The Cathedral, in the midst of the City, belonged to all alike: its splendid services, the singing of the choir, the rolling of the organ, the procession of priests with their white and gold copes, the ringing of the bell every day seven times from daybreak till curfew for as many services, the shrines of the saints, flaming with gold and precious stones and rich embroideries, especially those of St. Erkenwald, St. Ethelburga, and St. Mellitus, all these things appealed to the citizen and kept him loyal to the faith.

THE PRIORESS
From the Ellesmere MS.

THE MONK AND HIS GREYHOUNDS

There were, after the Cathedral dignitaries, the parish priests and the chantry priests, with the great army of those who lived by the altar; the anchorites and the hermits, the monks and friars, the nuns and sisters, all the people who formed the service of the monastic houses, the hospitals for the sick, the houses for the insane, the lepers’ houses, the schools, and the colleges. The last named were not places of education, but colleges of priests, of which All Souls, Oxford, and the College of Dulwich are two survivals. In London there were the Colleges of St. Thomas of Acon, in Cheapside, where is now Mercers’ Hall; that of St. Spirit and St. Mary founded by Whittington for a Master and four Fellows with clerks, conducts, choristers, and an almshouse; St. Michael’s, Crooked Lane, for a Master and nine Fellows; Jesus’ Commons for priests; and St. Augustine’s Papey for old and infirm priests. Quiet and pleasant places all, where life gently glided along; where there were no duties but the daily mass, no Rule, no Austerities—the ideal life for the scholar among the books of the library; and for those who loved to sit apart and meditate among the trees and flower-beds of the garden in summer, or in the glazed cloisters sheltered from the cold wind and frost of winter. Outside, in the work-a-day world, what did the people think and believe? The history of religion, or of religious thought, in London, cannot be separated from that of the whole country. It is a history of enthusiasms in successive waves. When the whole of England—in the eighth century—understood, with a new and overwhelming sense, the reality of Christianity; when Kings and Queens, Earls and Thanes and noble ladies crowded into the monasteries, there to prepare for the next world, compared with which this present world is not worth considering, then the people of London for their part rebuilt the Abbey of Westminster, and founded the House of St. Martin-le-Grand; they divided London into parishes and erected parish churches; they created guilds for the spiritual nourishment of those who could not enter the Religious House.

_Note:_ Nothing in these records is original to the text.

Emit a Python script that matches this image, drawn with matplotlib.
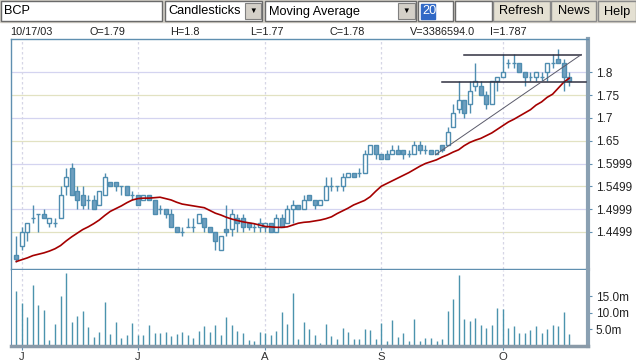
import numpy as np
import pandas as pd
import matplotlib
matplotlib.use("Agg")
import matplotlib.pyplot as plt
from matplotlib.patches import Rectangle

plt.rcParams['font.family'] = ['Liberation Sans', 'DejaVu Sans']

# daily data, BCP 30 May 2003 - 17 Oct 2003
dates = pd.bdate_range("2003-05-30", "2003-10-17")

opens = [1.40, 1.42, 1.45, 1.48, 1.49, 1.49, 1.47, 1.47, 1.48, 1.55,
         1.59, 1.54, 1.53, 1.52, 1.52, 1.51, 1.53, 1.56, 1.56, 1.55,
         1.55, 1.53, 1.53, 1.52, 1.53, 1.52, 1.50, 1.50, 1.49, 1.46,
         1.45, 1.46, 1.46, 1.47, 1.48, 1.46, 1.45, 1.41, 1.457, 1.457,
         1.48, 1.48, 1.47, 1.46, 1.46, 1.46, 1.47, 1.45, 1.48, 1.47,
         1.50, 1.51, 1.50, 1.53, 1.52, 1.51, 1.52, 1.55, 1.55, 1.55,
         1.57, 1.58, 1.58, 1.58, 1.62, 1.64, 1.62, 1.62, 1.62, 1.63,
         1.63, 1.62, 1.62, 1.64, 1.63, 1.63, 1.62, 1.64, 1.64, 1.68,
         1.72, 1.74, 1.73, 1.77, 1.77, 1.75, 1.73, 1.78, 1.79, 1.82,
         1.82, 1.82, 1.80, 1.79, 1.79, 1.79, 1.80, 1.82, 1.83, 1.82,
         1.79]
highs = [1.44, 1.46, 1.47, 1.51, 1.49, 1.50, 1.48, 1.48, 1.55, 1.59,
         1.60, 1.55, 1.55, 1.53, 1.53, 1.54, 1.58, 1.56, 1.56, 1.55,
         1.55, 1.54, 1.53, 1.53, 1.53, 1.52, 1.51, 1.50, 1.50, 1.46,
         1.46, 1.48, 1.48, 1.49, 1.48, 1.46, 1.45, 1.44, 1.51, 1.50,
         1.49, 1.49, 1.47, 1.47, 1.48, 1.47, 1.47, 1.49, 1.49, 1.51,
         1.52, 1.51, 1.53, 1.53, 1.52, 1.52, 1.57, 1.57, 1.55, 1.58,
         1.58, 1.58, 1.59, 1.63, 1.64, 1.64, 1.62, 1.63, 1.64, 1.64,
         1.63, 1.63, 1.65, 1.65, 1.64, 1.63, 1.63, 1.64, 1.68, 1.73,
         1.78, 1.74, 1.78, 1.82, 1.78, 1.76, 1.78, 1.79, 1.84, 1.83,
         1.84, 1.82, 1.80, 1.80, 1.80, 1.80, 1.82, 1.84, 1.85, 1.83,
         1.80]
lows = [1.385, 1.41, 1.43, 1.47, 1.45, 1.48, 1.46, 1.46, 1.48, 1.53,
        1.53, 1.50, 1.50, 1.50, 1.50, 1.51, 1.53, 1.55, 1.54, 1.53,
        1.53, 1.52, 1.51, 1.52, 1.52, 1.49, 1.49, 1.48, 1.46, 1.45,
        1.44, 1.46, 1.45, 1.47, 1.45, 1.45, 1.41, 1.41, 1.44, 1.44,
        1.45, 1.45, 1.455, 1.45, 1.45, 1.45, 1.45, 1.45, 1.46, 1.47,
        1.47, 1.50, 1.50, 1.52, 1.50, 1.51, 1.52, 1.54, 1.54, 1.54,
        1.57, 1.57, 1.57, 1.58, 1.62, 1.61, 1.61, 1.61, 1.62, 1.62,
        1.61, 1.615, 1.62, 1.62, 1.62, 1.62, 1.62, 1.625, 1.64, 1.68,
        1.71, 1.70, 1.71, 1.76, 1.75, 1.72, 1.73, 1.76, 1.79, 1.81,
        1.81, 1.80, 1.77, 1.78, 1.78, 1.78, 1.78, 1.81, 1.82, 1.76,
        1.77]
closes = [1.39, 1.45, 1.47, 1.48, 1.49, 1.48, 1.48, 1.47, 1.53, 1.57,
          1.53, 1.52, 1.51, 1.52, 1.50, 1.54, 1.57, 1.55, 1.55, 1.55,
          1.53, 1.53, 1.51, 1.53, 1.52, 1.49, 1.50, 1.49, 1.46, 1.45,
          1.45, 1.46, 1.46, 1.49, 1.46, 1.45, 1.43, 1.44, 1.45, 1.49,
          1.47, 1.46, 1.46, 1.46, 1.47, 1.47, 1.45, 1.48, 1.46, 1.50,
          1.51, 1.50, 1.52, 1.52, 1.51, 1.52, 1.55, 1.55, 1.55, 1.57,
          1.58, 1.57, 1.58, 1.62, 1.64, 1.62, 1.61, 1.61, 1.63, 1.62,
          1.62, 1.62, 1.64, 1.63, 1.63, 1.62, 1.63, 1.63, 1.67, 1.71,
          1.74, 1.71, 1.76, 1.78, 1.75, 1.73, 1.78, 1.79, 1.80, 1.82,
          1.82, 1.80, 1.79, 1.79, 1.80, 1.79, 1.82, 1.82, 1.82, 1.79,
          1.78]
# 20 day moving average as plotted
ma20 = [1.385, 1.389, 1.393, 1.398, 1.401, 1.404, 1.408, 1.413, 1.420, 1.430,
        1.439, 1.447, 1.455, 1.461, 1.468, 1.476, 1.486, 1.495, 1.501, 1.507,
        1.514, 1.520, 1.523, 1.524, 1.524, 1.525, 1.526, 1.523, 1.520, 1.515,
        1.511, 1.509, 1.507, 1.505, 1.503, 1.497, 1.491, 1.487, 1.482, 1.478,
        1.475, 1.472, 1.470, 1.468, 1.465, 1.462, 1.461, 1.460, 1.460, 1.461,
        1.465, 1.469, 1.471, 1.472, 1.474, 1.476, 1.479, 1.483, 1.490, 1.496,
        1.502, 1.509, 1.514, 1.519, 1.527, 1.539, 1.550, 1.556, 1.562, 1.568,
        1.574, 1.580, 1.587, 1.594, 1.600, 1.604, 1.608, 1.614, 1.619, 1.625,
        1.630, 1.639, 1.646, 1.651, 1.655, 1.661, 1.667, 1.675, 1.683, 1.691,
        1.697, 1.704, 1.711, 1.718, 1.728, 1.735, 1.745, 1.752, 1.765, 1.778,
        1.787]
# volume in millions
volume = [16.7, 12.9, 8.8, 18.4, 12.4, 10.9, 1.7, 6.6, 15.2, 22.1,
          7.2, 9.1, 10.6, 5.7, 2.7, 4.2, 13.4, 3.6, 7.2, 2.3,
          3.3, 6.9, 3.3, 3.3, 6.3, 3.9, 3.9, 4.2, 3.0, 3.6,
          4.2, 3.3, 2.3, 4.5, 6.0, 4.2, 6.3, 3.3, 8.8, 6.3,
          4.5, 3.9, 1.7, 1.4, 4.2, 3.9, 3.3, 4.5, 10.3, 6.6,
          16.1, 2.0, 7.2, 5.1, 3.3, 0.9, 6.6, 3.0, 2.0, 5.4,
          4.2, 2.0, 2.0, 5.1, 4.8, 2.0, 6.9, 1.4, 7.9, 2.7,
          3.9, 1.4, 8.2, 1.4, 2.3, 2.3, 1.4, 2.0, 10.6, 14.3,
          21.6, 8.2, 7.6, 8.5, 6.3, 5.4, 6.3, 11.5, 11.2, 5.4,
          6.0, 3.9, 3.9, 4.8, 6.0, 3.9, 5.1, 6.3, 6.0, 10.3,
          3.39]

price_ticks = [1.8, 1.75, 1.7, 1.65, 1.5999, 1.5499, 1.4999, 1.4499]
price_labels = ['1.8', '1.75', '1.7', '1.65', '1.5999', '1.5499', '1.4999', '1.4499']
vol_ticks = [5, 10, 15]
vol_labels = ['5.0m', '10.0m', '15.0m']

# user drawn trend lines (day index, price)
trend_x = [[81, 102.2], [77, 103.1], [75.8, 102.2]]
trend_y = [[1.839, 1.839], [1.779, 1.779], [1.619, 1.839]]

o = np.array(opens); h = np.array(highs); l = np.array(lows); c = np.array(closes)
x = np.arange(len(dates))
months = [i for i in range(1, len(dates)) if dates[i].month != dates[i - 1].month]
month_labels = [dates[i].strftime('%B')[0] for i in months]

W, H = 636, 364
def box(left, top, right, bottom):
    return [left / W, 1 - bottom / H, (right - left) / W, (bottom - top) / H]

fig = plt.figure(figsize=(6.36, 3.64), dpi=100)
fig.patch.set_facecolor('white')

frame = '#5f8fb0'
edge = '#4f8db0'
ax = fig.add_axes(box(11, 39, 588, 269))
axv = fig.add_axes(box(11, 270, 588, 345.5), sharex=ax)

# grid
for i, t in enumerate(price_ticks):
    ax.axhline(t, color=['#d4d4f0', '#e2e2c2'][i % 2], lw=0.9, zorder=0)
for m in months:
    ax.axvline(m, color='#d6d6e6', lw=0.9, ls=(0, (2, 2)), zorder=0)
    axv.axvline(m, color='#d6d6e6', lw=0.9, ls=(0, (2, 2)), zorder=0)

# candles
up = c >= o
lo = np.minimum(o, c)
hgt = np.abs(c - o)
ax.vlines(x, l, h, color=edge, lw=1.0, zorder=2)
ax.bar(x[up], hgt[up], bottom=lo[up], width=0.72, facecolor='white',
       edgecolor=edge, lw=1.0, zorder=3)
ax.bar(x[~up], hgt[~up], bottom=lo[~up], width=0.72, facecolor='#6f9fbf',
       edgecolor=edge, lw=1.0, zorder=3)
ax.plot(x, ma20, color='#a50000', lw=1.2, zorder=4)

for tx, ty, col, lw in zip(trend_x, trend_y, ['#303040', '#303040', '#5a5a6a'], [1.1, 1.1, 0.7]):
    ax.plot(tx, ty, color=col, lw=lw, zorder=5)

ax.set_xlim(-0.96, 103.4)
ax.set_ylim(1.3686, 1.873)
ax.yaxis.tick_right()
ax.set_yticks(price_ticks, price_labels)
ax.tick_params(axis='y', labelsize=8.5, colors=frame, labelcolor='#222222', length=3, pad=2.5)
ax.tick_params(axis='x', bottom=False, labelbottom=False)
for s in ['left', 'top', 'bottom']:
    ax.spines[s].set_color(frame)
    ax.spines[s].set_linewidth(1)
ax.spines['right'].set_color('#8aa0b2')
ax.spines['right'].set_linewidth(3)

# volume
axv.vlines(x, 0, volume, color='#4b93ad', lw=1.0, zorder=2)
axv.set_ylim(0, 23.1)
axv.yaxis.tick_right()
axv.set_yticks(vol_ticks, vol_labels)
axv.tick_params(axis='y', labelsize=8.5, colors=frame, labelcolor='#222222', length=3, pad=2.5)
axv.set_xticks(months, month_labels)
axv.tick_params(axis='x', labelsize=8.2, colors=frame, labelcolor='#333333', length=3, pad=2)
axv.spines['top'].set_visible(False)
axv.spines['left'].set_color(frame)
axv.spines['bottom'].set_color('#8a9aa8')
axv.spines['bottom'].set_linewidth(2.5)
axv.spines['right'].set_color('#8aa0b2')
axv.spines['right'].set_linewidth(3)

# toolbar and info row, in pixel coordinates
ui = fig.add_axes([0, 0, 1, 1], zorder=10)
ui.set_xlim(0, W)
ui.set_ylim(H, 0)
ui.axis('off')
ui.patch.set_visible(False)

ui.add_patch(Rectangle((0, 0), W, 22, color='#d4d0c8'))

def field(x0, x1, text=None, tx=None):
    ui.add_patch(Rectangle((x0, 1), x1 - x0, 20, facecolor='white', edgecolor='#6a6a6a', lw=1))
    if text:
        ui.text(tx, 11.5, text, fontsize=9.2, va='center', ha='left', color='black')

def dropdown(x0, x1):
    ui.add_patch(Rectangle((x0, 3), x1 - x0, 16, facecolor='#d4d0c8', edgecolor='#808080', lw=0.8))
    ui.text((x0 + x1) / 2, 11.5, '\u25bc', fontsize=5.5, ha='center', va='center', color='black')

def button(x0, x1, text):
    ui.add_patch(Rectangle((x0, 1), x1 - x0, 20, facecolor='#e4e0d2', edgecolor='#8a8a8a', lw=1))
    ui.text((x0 + x1) / 2, 11.5, text, fontsize=9.2, ha='center', va='center', color='black')

field(0.5, 162, 'BCP', 4)
field(165, 262, 'Candlesticks', 168)
dropdown(245, 261)
field(265, 416, 'Moving Average', 269)
dropdown(398, 415)
field(418, 453)
ui.add_patch(Rectangle((421, 4), 14, 15, color='#3169c6'))
ui.text(422, 11.5, '20', fontsize=9.2, va='center', ha='left', color='white')
field(455, 492)
button(493, 550, 'Refresh')
button(551, 596, 'News')
button(598, 635.5, 'Help')

info = ['10/17/03', 'O=1.79', 'H=1.8', 'L=1.77', 'C=1.78', 'V=3386594.0', 'I=1.787']
for i, s in enumerate(info):
    ui.text(10 + 80 * i, 32, s, fontsize=7.8, va='center', ha='left', color='#202020')

fig.savefig('out.png', dpi=100)
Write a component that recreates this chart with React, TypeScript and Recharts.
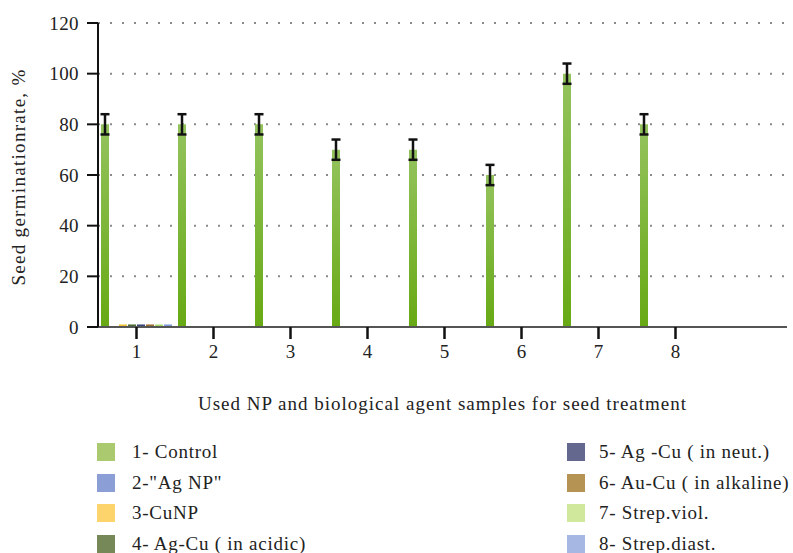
import { BarChart, Bar, XAxis, YAxis, CartesianGrid, ErrorBar, Label } from "recharts";

const categories = ["1", "2", "3", "4", "5", "6", "7", "8"];

// germination rate, %
const control = [80, 80, 80, 70, 70, 60, 100, 80];
const controlErr = [4, 4, 4, 4, 4, 4, 4, 4];
const agNp = [0, 0, 0, 0, 0, 0, 0, 0];
const cuNp = [1, 0, 0, 0, 0, 0, 0, 0];
const agCuAcid = [1, 0, 0, 0, 0, 0, 0, 0];
const agCuNeut = [1, 0, 0, 0, 0, 0, 0, 0];
const auCuAlk = [1, 0, 0, 0, 0, 0, 0, 0];
const strepViol = [1, 0, 0, 0, 0, 0, 0, 0];
const strepDiast = [1, 0, 0, 0, 0, 0, 0, 0];

const yTicks = [0, 20, 40, 60, 80, 100, 120];

const series = [
    { key: "control", name: "1- Control", bar: "url(#greenGrad)", legend: "#abc96f" },
    { key: "agNp", name: "2-\"Ag NP\"", bar: "#8b9ed6", legend: "#8b9ed6" },
    { key: "cuNp", name: "3-CuNP", bar: "#f2c236", legend: "#fdd36b" },
    { key: "agCuAcid", name: "4- Ag-Cu ( in acidic)", bar: "#4d6b34", legend: "#768857" },
    { key: "agCuNeut", name: "5- Ag -Cu ( in neut.)", bar: "#36457a", legend: "#64688f" },
    { key: "auCuAlk", name: "6- Au-Cu ( in alkaline)", bar: "#9b6b2b", legend: "#b49353" },
    { key: "strepViol", name: "7- Strep.viol.", bar: "#a9da6b", legend: "#d0e89b" },
    { key: "strepDiast", name: "8- Strep.diast.", bar: "#7d99d9", legend: "#a7b7e4" },
];

const data = categories.map((c, i) => ({
    name: c,
    control: control[i],
    err: controlErr[i],
    agNp: agNp[i],
    cuNp: cuNp[i],
    agCuAcid: agCuAcid[i],
    agCuNeut: agCuNeut[i],
    auCuAlk: auCuAlk[i],
    strepViol: strepViol[i],
    strepDiast: strepDiast[i],
}));

const font = "Liberation Serif, DejaVu Serif, serif";

export default function App() {
    return (
        <div style={{ position: "absolute", top: 0, left: 0, width: 793, height: 553, background: "#fff", fontFamily: font, overflow: "hidden" }}>
            <BarChart
                width={793}
                height={425}
                data={data}
                margin={{ top: 23, right: 6, left: 38, bottom: 8 }}
                barSize={8}
                barGap={1}
                style={{ fontFamily: font }}
            >
                <defs>
                    <linearGradient id="greenGrad" x1="0" y1="0" x2="0" y2="1">
                        <stop offset="0%" stopColor="#94c35e" />
                        <stop offset="100%" stopColor="#67a914" />
                    </linearGradient>
                </defs>
                <CartesianGrid vertical={false} stroke="#8a8a8a" strokeWidth={2} strokeDasharray="2 10" horizontalValues={[20, 40, 60, 80, 100, 120]} />
                <XAxis
                    dataKey="name"
                    height={90}
                    padding={{ left: 0, right: 73 }}
                    axisLine={{ stroke: "#555", strokeWidth: 2 }}
                    tickLine={{ stroke: "#111", strokeWidth: 2.5 }}
                    tickSize={12}
                    tickMargin={6}
                    tick={{ fill: "#222", fontSize: 19, fontFamily: font }}
                >
                    <Label
                        value="Used NP and biological agent samples for seed treatment"
                        position="insideBottom"
                        offset={7}
                        style={{ fill: "#222", fontSize: 19, fontFamily: font, letterSpacing: 1.0 }}
                    />
                </XAxis>
                <YAxis
                    width={60}
                    domain={[0, 120]}
                    ticks={yTicks}
                    axisLine={{ stroke: "#111", strokeWidth: 2 }}
                    tickLine={{ stroke: "#111", strokeWidth: 2 }}
                    tickSize={11}
                    tickMargin={8}
                    tick={{ fill: "#222", fontSize: 19, fontFamily: font, letterSpacing: 0.4 }}
                >
                    <Label
                        content={() => (
                            <text
                                x={18}
                                y={177}
                                transform="rotate(-90 18 177)"
                                textAnchor="middle"
                                dominantBaseline="central"
                                style={{ fill: "#222", fontSize: 19, fontFamily: font, letterSpacing: 1.3 }}
                            >
                                Seed germinationrate, %
                            </text>
                        )}
                    />
                </YAxis>
                {series.map((s) => (
                    <Bar key={s.key} dataKey={s.key} name={s.name} fill={s.bar} isAnimationActive={false}>
                        {s.key === "control" && (
                            <ErrorBar dataKey="err" width={4.5} stroke="#111" strokeWidth={2.5} />
                        )}
                    </Bar>
                ))}
            </BarChart>

            {/* legend, two columns */}
            {series.map((s, i) => {
                const col = i < 4 ? 0 : 1;
                const row = i % 4;
                return (
                    <div
                        key={s.key}
                        style={{
                            position: "absolute",
                            left: col === 0 ? 97 : 567,
                            top: 452 + row * 30.7 - 11,
                            height: 22,
                            display: "flex",
                            alignItems: "center",
                            whiteSpace: "nowrap",
                        }}
                    >
                        <span style={{ width: 18, height: 18, background: s.legend, display: "inline-block" }} />
                        <span style={{ marginLeft: col === 0 ? 17 : 14, fontSize: 19, color: "#222", letterSpacing: 0.75 }}>{s.name}</span>
                    </div>
                );
            })}
        </div>
    );
}
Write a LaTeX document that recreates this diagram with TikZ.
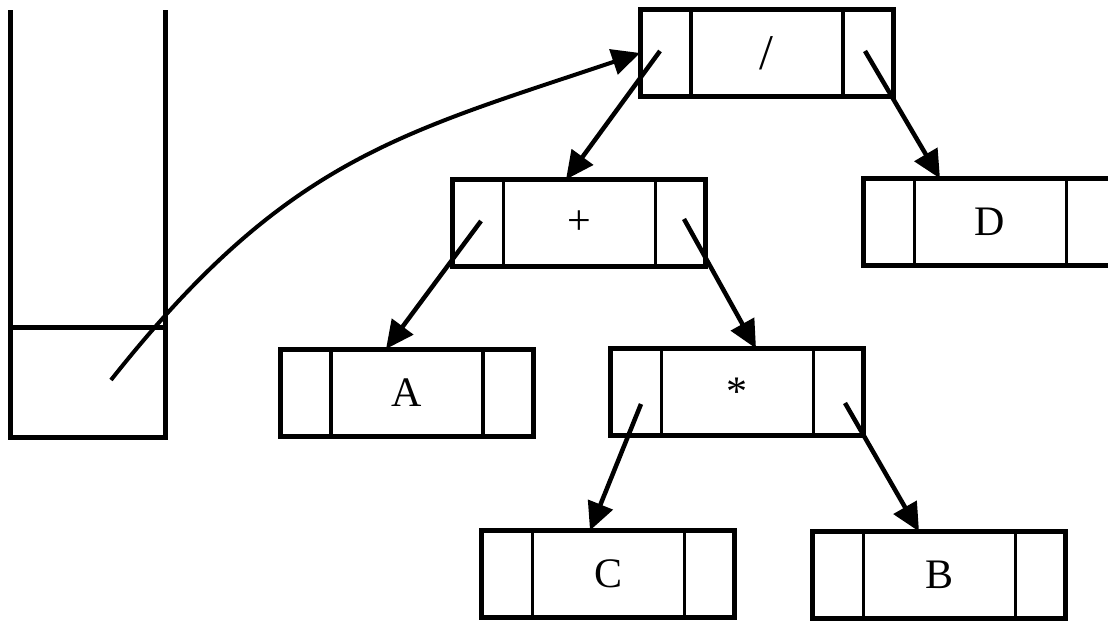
\documentclass[tikz,border=0pt]{standalone}
\usepackage{fontspec}
\setmainfont{Liberation Serif}
\usetikzlibrary{arrows.meta}
\begin{document}
\begin{tikzpicture}[x=1pt,y=-1pt,
  cellbox/.style={draw, line width=5pt, minimum width=253pt, minimum height=87pt,
    inner sep=0pt, outer sep=0pt, anchor=center, font=\fontsize{42}{42}\selectfont},
  divider/.style={line width=3.6pt},
  ptr/.style={line width=4.5pt, -{Triangle[length=28pt,width=26pt]}},
  wall/.style={line width=5pt}
]
\clip (0,0) rectangle (1108,621);
\fill[white] (0,0) rectangle (1108,621);

% stack
\draw[wall] (10,10) -- (10,437) -- (165,437) -- (165,10);
\draw[wall] (10,327) -- (165,327);

% list nodes
\node[cellbox] (slash) at (766.5,53) {\fontsize{50}{50}\selectfont /};
\node[cellbox] (plus)  at (579,223) {+};
\node[cellbox] (D)     at (990,222) {D};
\node[cellbox] (A)     at (406.5,392.5) {A};
\node[cellbox] (star)  at (737,392) {\raisebox{-3pt}{*}};
\node[cellbox] (C)     at (608,574) {C};
\node[cellbox] (B)     at (939,575) {B};

\foreach \n in {slash,plus,D,A,star,C,B}{
  \draw[divider] ([xshift=51pt]\n.north west) -- ([xshift=51pt]\n.south west);
  \draw[divider] ([xshift=-50pt]\n.north east) -- ([xshift=-50pt]\n.south east);
}

% pointer starts
\coordinate (top) at (111,380);
\coordinate (sL) at (660,51);
\coordinate (sR) at (865,51);
\coordinate (pL) at (481,221);
\coordinate (pR) at (684,219);
\coordinate (tL) at (641,404);
\coordinate (tR) at (845,403);

\draw[ptr] (sL) -- ([xshift=-13pt]plus.north);
\draw[ptr] (sR) -- ([xshift=-50pt]D.north);
\draw[ptr] (pL) -- ([xshift=-20.5pt]A.north);
\draw[ptr] (pR) -- ([xshift=19pt]star.north);
\draw[ptr] (tL) -- ([xshift=-18pt]C.north);
\draw[ptr] (tR) -- ([xshift=-20pt]B.north);

\draw[ptr, line width=4pt] (top) .. controls (286,159) and (399,134) .. (slash.west);
\end{tikzpicture}
\end{document}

During the two hundred years of struggle with the Danes and Normans, these Houses were destroyed, or, if they survived, were carried on with fewer brethren and a more slender endowment.

When order returned, and a strong King made it possible for men to live without the weapons of war at hand, the mind of the people, always a profoundly religious people, turned again to the realities of the unseen world. Once more there awakened the sense of change and decay and the worthlessness of things fleeting. The Court Jesters—converted—founded hospitals; the City Fathers handed over the lands of the City to the newly founded House of the Holy Trinity. Monasteries, nunneries, and colleges sprang up everywhere. The new foundations satisfied the people for another hundred years or so. Then they woke up once more in the old way. The religious life, they discovered, is not always found in the Religious House; the hood does not make the monk. The Friars came over to the country; they showed the people a new kind of religious life; one not separated from the world, but moving and living in the world; one that saves the soul by losing it and mounts to Heaven by the prayers and gratitude of men and women whom it has lifted from the mire and slough of sin and disease and misery. No more noble form of Christianity can be presented. Francis discovered the very mind of the Founder.